Objective =>
From the first line of the data below through the line holding "435, 445, 455, 464, 474];", output each line exactly and leave the pictures out.

Stored data =>
* BEGIN *

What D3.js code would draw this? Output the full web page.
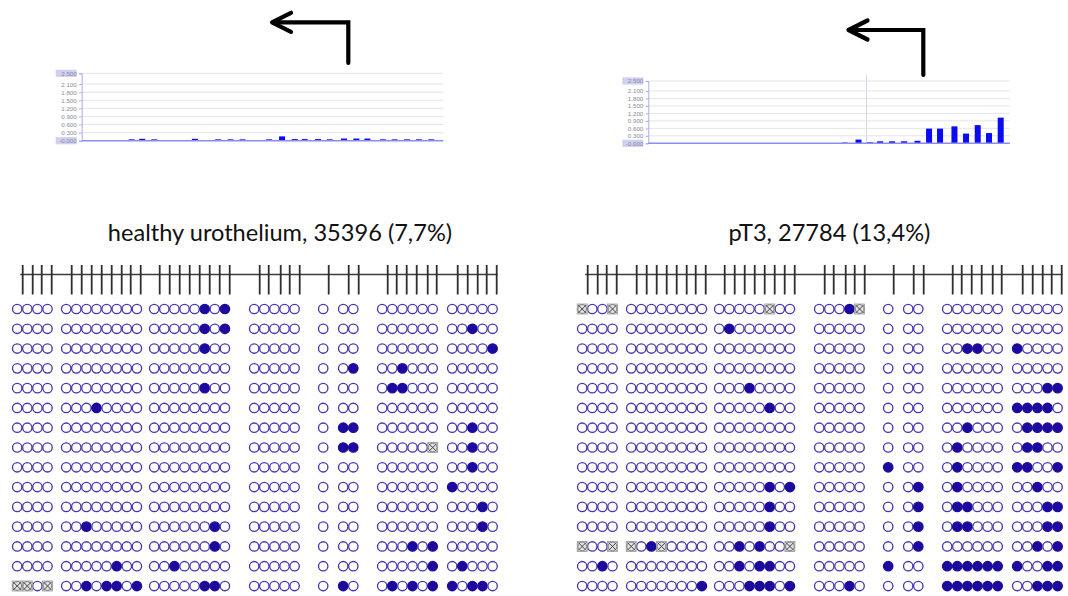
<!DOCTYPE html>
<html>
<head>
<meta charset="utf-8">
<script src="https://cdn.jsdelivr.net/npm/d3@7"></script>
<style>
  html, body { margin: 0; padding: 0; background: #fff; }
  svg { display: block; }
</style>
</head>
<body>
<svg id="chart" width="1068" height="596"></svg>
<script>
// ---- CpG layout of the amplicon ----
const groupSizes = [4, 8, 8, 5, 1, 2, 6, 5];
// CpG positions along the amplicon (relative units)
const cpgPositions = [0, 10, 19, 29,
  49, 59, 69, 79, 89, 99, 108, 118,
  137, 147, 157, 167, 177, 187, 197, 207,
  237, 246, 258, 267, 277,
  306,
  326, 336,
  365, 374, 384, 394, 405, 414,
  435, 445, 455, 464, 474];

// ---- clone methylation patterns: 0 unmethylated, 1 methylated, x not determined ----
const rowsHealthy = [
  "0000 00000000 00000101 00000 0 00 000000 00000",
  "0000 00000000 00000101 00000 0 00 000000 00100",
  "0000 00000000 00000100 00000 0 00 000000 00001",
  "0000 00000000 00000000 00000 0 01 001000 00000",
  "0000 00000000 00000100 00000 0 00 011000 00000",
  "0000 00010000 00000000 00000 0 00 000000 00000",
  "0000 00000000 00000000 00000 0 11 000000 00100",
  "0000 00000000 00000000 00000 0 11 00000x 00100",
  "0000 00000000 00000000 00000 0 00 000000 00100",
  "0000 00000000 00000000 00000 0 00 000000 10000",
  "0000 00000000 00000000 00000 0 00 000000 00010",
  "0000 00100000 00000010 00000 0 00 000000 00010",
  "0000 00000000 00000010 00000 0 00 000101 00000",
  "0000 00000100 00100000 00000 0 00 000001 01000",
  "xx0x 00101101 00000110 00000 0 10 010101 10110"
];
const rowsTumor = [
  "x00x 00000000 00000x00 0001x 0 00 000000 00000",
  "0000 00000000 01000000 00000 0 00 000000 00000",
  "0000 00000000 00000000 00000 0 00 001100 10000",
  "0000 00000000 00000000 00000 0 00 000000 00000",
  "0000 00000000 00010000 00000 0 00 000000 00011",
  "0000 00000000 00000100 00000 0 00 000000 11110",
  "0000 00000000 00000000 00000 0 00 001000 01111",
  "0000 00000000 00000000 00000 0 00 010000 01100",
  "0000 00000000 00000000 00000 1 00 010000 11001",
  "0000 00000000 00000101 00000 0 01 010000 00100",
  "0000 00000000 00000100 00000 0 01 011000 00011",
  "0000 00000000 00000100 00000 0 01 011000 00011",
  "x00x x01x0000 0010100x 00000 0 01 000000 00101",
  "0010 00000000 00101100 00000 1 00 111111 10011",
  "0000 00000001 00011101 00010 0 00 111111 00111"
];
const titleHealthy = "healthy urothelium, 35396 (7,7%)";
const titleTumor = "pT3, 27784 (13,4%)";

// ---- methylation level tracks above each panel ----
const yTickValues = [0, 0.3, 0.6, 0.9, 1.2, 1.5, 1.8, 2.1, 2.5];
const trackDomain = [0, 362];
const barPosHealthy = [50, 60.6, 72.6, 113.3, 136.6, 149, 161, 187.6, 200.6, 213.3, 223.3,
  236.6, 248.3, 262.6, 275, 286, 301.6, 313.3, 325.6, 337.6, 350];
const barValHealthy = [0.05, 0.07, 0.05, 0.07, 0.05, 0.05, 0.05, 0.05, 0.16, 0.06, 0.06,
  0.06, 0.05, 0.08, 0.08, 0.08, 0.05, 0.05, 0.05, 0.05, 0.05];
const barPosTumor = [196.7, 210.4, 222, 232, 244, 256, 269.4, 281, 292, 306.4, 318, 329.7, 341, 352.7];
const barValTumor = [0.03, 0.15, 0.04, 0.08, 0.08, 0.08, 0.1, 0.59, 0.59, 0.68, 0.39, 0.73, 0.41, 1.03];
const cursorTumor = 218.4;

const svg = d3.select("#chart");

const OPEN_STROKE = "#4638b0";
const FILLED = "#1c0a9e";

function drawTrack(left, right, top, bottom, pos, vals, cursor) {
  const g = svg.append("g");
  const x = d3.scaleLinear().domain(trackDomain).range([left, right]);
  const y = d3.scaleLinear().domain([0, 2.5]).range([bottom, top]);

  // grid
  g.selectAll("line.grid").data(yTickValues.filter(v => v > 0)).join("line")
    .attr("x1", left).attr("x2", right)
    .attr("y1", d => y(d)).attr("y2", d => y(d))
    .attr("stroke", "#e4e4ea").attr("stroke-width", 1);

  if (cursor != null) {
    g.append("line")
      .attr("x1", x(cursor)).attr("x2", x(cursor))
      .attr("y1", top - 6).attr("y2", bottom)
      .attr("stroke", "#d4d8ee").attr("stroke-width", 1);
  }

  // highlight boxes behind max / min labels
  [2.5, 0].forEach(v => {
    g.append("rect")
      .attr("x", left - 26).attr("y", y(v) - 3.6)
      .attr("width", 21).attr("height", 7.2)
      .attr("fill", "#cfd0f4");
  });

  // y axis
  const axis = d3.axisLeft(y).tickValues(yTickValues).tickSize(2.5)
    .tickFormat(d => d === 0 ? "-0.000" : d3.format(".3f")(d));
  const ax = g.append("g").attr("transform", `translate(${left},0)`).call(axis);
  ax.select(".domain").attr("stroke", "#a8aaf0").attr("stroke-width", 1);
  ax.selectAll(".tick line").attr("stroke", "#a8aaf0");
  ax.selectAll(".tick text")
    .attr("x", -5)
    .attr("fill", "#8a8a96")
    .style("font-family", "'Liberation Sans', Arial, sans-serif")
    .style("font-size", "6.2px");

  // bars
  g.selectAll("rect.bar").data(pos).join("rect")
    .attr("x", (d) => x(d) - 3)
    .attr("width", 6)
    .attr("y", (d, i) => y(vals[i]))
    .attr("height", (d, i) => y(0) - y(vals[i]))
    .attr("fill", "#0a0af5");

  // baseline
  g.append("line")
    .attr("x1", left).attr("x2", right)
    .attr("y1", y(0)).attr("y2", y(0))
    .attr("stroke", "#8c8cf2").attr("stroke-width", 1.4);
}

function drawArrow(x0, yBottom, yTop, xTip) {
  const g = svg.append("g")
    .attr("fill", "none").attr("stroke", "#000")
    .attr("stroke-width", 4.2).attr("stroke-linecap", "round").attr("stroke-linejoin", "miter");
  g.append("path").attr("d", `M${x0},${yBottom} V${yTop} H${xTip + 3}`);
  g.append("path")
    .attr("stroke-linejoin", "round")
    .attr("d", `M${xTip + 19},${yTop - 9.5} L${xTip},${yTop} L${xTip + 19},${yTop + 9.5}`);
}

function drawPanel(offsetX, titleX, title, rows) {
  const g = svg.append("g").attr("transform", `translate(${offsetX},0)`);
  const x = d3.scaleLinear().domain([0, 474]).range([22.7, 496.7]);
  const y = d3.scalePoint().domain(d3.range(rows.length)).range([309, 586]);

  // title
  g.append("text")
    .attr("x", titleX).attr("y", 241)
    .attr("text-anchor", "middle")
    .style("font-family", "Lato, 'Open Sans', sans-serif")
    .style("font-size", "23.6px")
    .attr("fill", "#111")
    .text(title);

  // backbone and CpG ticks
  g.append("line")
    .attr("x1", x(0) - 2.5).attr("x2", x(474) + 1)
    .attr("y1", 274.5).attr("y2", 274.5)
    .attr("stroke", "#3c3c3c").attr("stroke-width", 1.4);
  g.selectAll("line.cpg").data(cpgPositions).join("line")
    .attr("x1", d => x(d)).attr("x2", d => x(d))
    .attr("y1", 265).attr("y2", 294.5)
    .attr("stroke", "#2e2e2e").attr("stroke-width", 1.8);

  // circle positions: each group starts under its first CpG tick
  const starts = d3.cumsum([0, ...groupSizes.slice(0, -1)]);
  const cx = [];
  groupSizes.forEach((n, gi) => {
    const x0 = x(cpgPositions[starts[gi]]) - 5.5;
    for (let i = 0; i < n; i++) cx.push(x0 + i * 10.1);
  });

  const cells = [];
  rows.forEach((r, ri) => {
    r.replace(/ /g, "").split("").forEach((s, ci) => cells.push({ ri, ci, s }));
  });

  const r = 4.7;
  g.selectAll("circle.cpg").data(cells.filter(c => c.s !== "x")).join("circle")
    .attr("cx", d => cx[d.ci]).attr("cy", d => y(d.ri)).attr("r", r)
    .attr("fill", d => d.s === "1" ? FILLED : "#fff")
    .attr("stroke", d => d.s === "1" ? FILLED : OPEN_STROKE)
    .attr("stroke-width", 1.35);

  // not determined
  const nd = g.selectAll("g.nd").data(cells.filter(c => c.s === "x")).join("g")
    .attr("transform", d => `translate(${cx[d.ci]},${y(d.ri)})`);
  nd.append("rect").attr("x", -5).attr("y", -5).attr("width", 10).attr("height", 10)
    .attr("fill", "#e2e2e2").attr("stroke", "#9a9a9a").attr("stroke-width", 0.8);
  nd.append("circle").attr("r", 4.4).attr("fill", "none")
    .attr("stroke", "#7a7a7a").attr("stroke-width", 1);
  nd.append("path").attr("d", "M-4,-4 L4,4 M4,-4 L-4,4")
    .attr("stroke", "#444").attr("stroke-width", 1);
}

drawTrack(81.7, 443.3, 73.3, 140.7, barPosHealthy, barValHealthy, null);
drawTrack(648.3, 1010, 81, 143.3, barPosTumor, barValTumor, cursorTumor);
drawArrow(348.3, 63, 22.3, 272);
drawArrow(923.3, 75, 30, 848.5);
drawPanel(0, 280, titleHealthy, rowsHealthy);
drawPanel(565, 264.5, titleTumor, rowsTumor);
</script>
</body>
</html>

* END *

Expected output =>
What D3.js code would draw this? Output the full web page.
<!DOCTYPE html>
<html>
<head>
<meta charset="utf-8">
<script src="https://cdn.jsdelivr.net/npm/d3@7"></script>
<style>
  html, body { margin: 0; padding: 0; background: #fff; }
  svg { display: block; }
</style>
</head>
<body>
<svg id="chart" width="1068" height="596"></svg>
<script>
// ---- CpG layout of the amplicon ----
const groupSizes = [4, 8, 8, 5, 1, 2, 6, 5];
// CpG positions along the amplicon (relative units)
const cpgPositions = [0, 10, 19, 29,
  49, 59, 69, 79, 89, 99, 108, 118,
  137, 147, 157, 167, 177, 187, 197, 207,
  237, 246, 258, 267, 277,
  306,
  326, 336,
  365, 374, 384, 394, 405, 414,
  435, 445, 455, 464, 474];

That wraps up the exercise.